== Data excerpt

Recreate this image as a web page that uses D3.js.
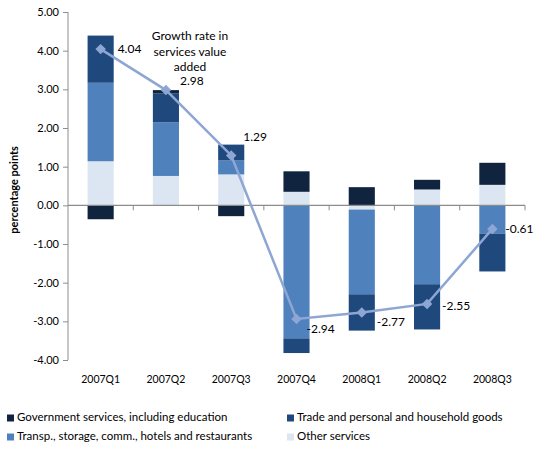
<!DOCTYPE html>
<html>
<head>
<meta charset="utf-8">
<script src="https://cdn.jsdelivr.net/npm/d3@7/dist/d3.min.js"></script>
<style>
  html, body { margin: 0; padding: 0; background: #fff; }
  svg { display: block; font-family: Lato, "Liberation Sans", sans-serif; }
</style>
</head>
<body>
<svg id="chart" width="534" height="449"></svg>
<script>
// Contributions to services value added growth, percentage points
const categories = ["2007Q1", "2007Q2", "2007Q3", "2007Q4", "2008Q1", "2008Q2", "2008Q3"];
const government = [-0.36, 0.09, -0.28, 0.53, 0.47, 0.25, 0.57];
const trade      = [1.22, 0.74, 0.41, -0.38, -0.94, -1.17, -0.98];
const transport  = [2.03, 1.39, 0.36, -3.44, -2.19, -2.04, -0.73];
const other      = [1.14, 0.76, 0.80, 0.35, -0.11, 0.41, 0.53];
const growth     = [4.04, 2.98, 1.29, -2.94, -2.77, -2.55, -0.61];
const yTicks     = [5, 4, 3, 2, 1, 0, -1, -2, -3, -4];

const seriesNames = {
  government: "Government services, including education",
  trade: "Trade and personal and household goods",
  transport: "Transp., storage, comm., hotels and restaurants",
  other: "Other services"
};
const colors = {
  government: "#10243f",
  trade: "#1f497d",
  transport: "#4f81bd",
  other: "#dce6f2"
};
// stacking order from the zero line outward
const stackKeys = ["other", "transport", "trade", "government"];
const values = { government, trade, transport, other };

const rows = categories.map((c, i) => {
  const r = { category: c };
  stackKeys.forEach(k => r[k] = values[k][i]);
  return r;
});

const svg = d3.select("#chart");
const plotLeft = 68, plotRight = 525, plotTop = 12, plotBottom = 360;
const axisColor = "#8c8c8c";

const x = d3.scaleBand().domain(categories).range([plotLeft, plotRight]).paddingInner(0.6).paddingOuter(0.3);
const y = d3.scaleLinear().domain([-4, 5]).range([plotBottom, plotTop]);

const stacked = d3.stack().keys(stackKeys).offset(d3.stackOffsetDiverging)(rows);

// bars
svg.append("g").selectAll("g").data(stacked).join("g")
  .attr("fill", d => colors[d.key])
  .selectAll("rect").data(d => d).join("rect")
  .attr("x", d => x(d.data.category))
  .attr("width", x.bandwidth())
  .attr("y", d => y(Math.max(d[0], d[1])))
  .attr("height", d => Math.abs(y(d[0]) - y(d[1])));

// y axis
const fmt = d => d3.format(".2f")(d).replace("−", "-");
const yAxis = svg.append("g").attr("transform", `translate(${plotLeft},0)`)
  .call(d3.axisLeft(y).tickValues(yTicks).tickSize(5).tickPadding(4).tickFormat(fmt));
yAxis.select(".domain").attr("stroke", axisColor).attr("d", `M0,${y(5)}V${y(-4)}`);
yAxis.selectAll(".tick line").attr("stroke", axisColor);
yAxis.selectAll(".tick text").attr("font-size", 11).attr("fill", "#000")
  .attr("font-family", "Lato, sans-serif");

// category axis along zero line, ticks between categories
const boundaries = d3.range(categories.length + 1)
  .map(i => plotLeft + i * ((plotRight - plotLeft) / categories.length));
svg.append("line").attr("x1", plotLeft).attr("x2", plotRight).attr("y1", y(0)).attr("y2", y(0))
  .attr("stroke", axisColor).attr("stroke-width", 1.2);
svg.append("g").selectAll("line").data(boundaries.slice(1)).join("line")
  .attr("x1", d => d).attr("x2", d => d).attr("y1", y(0)).attr("y2", y(0) + 5)
  .attr("stroke", axisColor);

svg.append("g").selectAll("text").data(categories).join("text")
  .attr("x", d => x(d) + x.bandwidth() / 2).attr("y", 380)
  .attr("text-anchor", "middle").attr("dominant-baseline", "middle")
  .attr("font-size", 10.5).attr("fill", "#000").text(d => d);

// y title
svg.append("text").attr("transform", `translate(15,${y(0.4)}) rotate(-90)`)
  .attr("text-anchor", "middle").attr("dominant-baseline", "middle")
  .attr("font-size", 11).attr("font-weight", "bold").text("percentage points");

// growth line
const lineColor = "#8ea6d4";
const cx = i => x(categories[i]) + x.bandwidth() / 2;
svg.append("path").datum(growth)
  .attr("fill", "none").attr("stroke", lineColor).attr("stroke-width", 2.5)
  .attr("d", d3.line().x((d, i) => cx(i)).y(d => y(d)));
svg.append("g").selectAll("path").data(growth).join("path")
  .attr("transform", (d, i) => `translate(${cx(i)},${y(d)})`)
  .attr("d", d3.symbol(d3.symbolDiamond2, 70)())
  .attr("fill", lineColor);

// value labels beside each point
const labelOffsets = [[17, 1], [14, -8], [12, -17], [10, 11], [15, 11], [15, 3], [13, 1]];
svg.append("g").selectAll("text").data(growth).join("text")
  .attr("x", (d, i) => cx(i) + labelOffsets[i][0])
  .attr("y", (d, i) => y(d) + labelOffsets[i][1])
  .attr("dominant-baseline", "middle").attr("font-size", 12).attr("fill", "#000")
  .text(fmt);

// line series title
const titleLines = ["Growth rate in", "services value", "added"];
svg.append("g").selectAll("text").data(titleLines).join("text")
  .attr("x", 190).attr("y", (d, i) => 37 + i * 15.5)
  .attr("text-anchor", "middle").attr("dominant-baseline", "middle")
  .attr("font-size", 12).attr("fill", "#000").text(d => d);

// legend
const legendItems = ["government", "trade", "transport", "other"];
const legend = svg.append("g").selectAll("g").data(legendItems).join("g")
  .attr("transform", (d, i) => `translate(${i % 2 === 0 ? 7 : 287},${i < 2 ? 418 : 437})`);
legend.append("rect").attr("x", 0).attr("y", -3.5).attr("width", 7).attr("height", 7)
  .attr("fill", d => colors[d]);
legend.append("text").attr("x", 10).attr("y", 0).attr("dominant-baseline", "middle")
  .attr("font-size", 11.5).attr("fill", "#000").text(d => seriesNames[d]);
</script>
</body>
</html>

====

**Exercise requirements**.
Write out the lines from the start of the material to the line with "0, -1, -2, -3, -4];", inclusive and exactly. Skip the pictures.

**Solution to the exercise**.
Recreate this image as a web page that uses D3.js.
<!DOCTYPE html>
<html>
<head>
<meta charset="utf-8">
<script src="https://cdn.jsdelivr.net/npm/d3@7/dist/d3.min.js"></script>
<style>
  html, body { margin: 0; padding: 0; background: #fff; }
  svg { display: block; font-family: Lato, "Liberation Sans", sans-serif; }
</style>
</head>
<body>
<svg id="chart" width="534" height="449"></svg>
<script>
// Contributions to services value added growth, percentage points
const categories = ["2007Q1", "2007Q2", "2007Q3", "2007Q4", "2008Q1", "2008Q2", "2008Q3"];
const government = [-0.36, 0.09, -0.28, 0.53, 0.47, 0.25, 0.57];
const trade      = [1.22, 0.74, 0.41, -0.38, -0.94, -1.17, -0.98];
const transport  = [2.03, 1.39, 0.36, -3.44, -2.19, -2.04, -0.73];
const other      = [1.14, 0.76, 0.80, 0.35, -0.11, 0.41, 0.53];
const growth     = [4.04, 2.98, 1.29, -2.94, -2.77, -2.55, -0.61];
const yTicks     = [5, 4, 3, 2, 1, 0, -1, -2, -3, -4];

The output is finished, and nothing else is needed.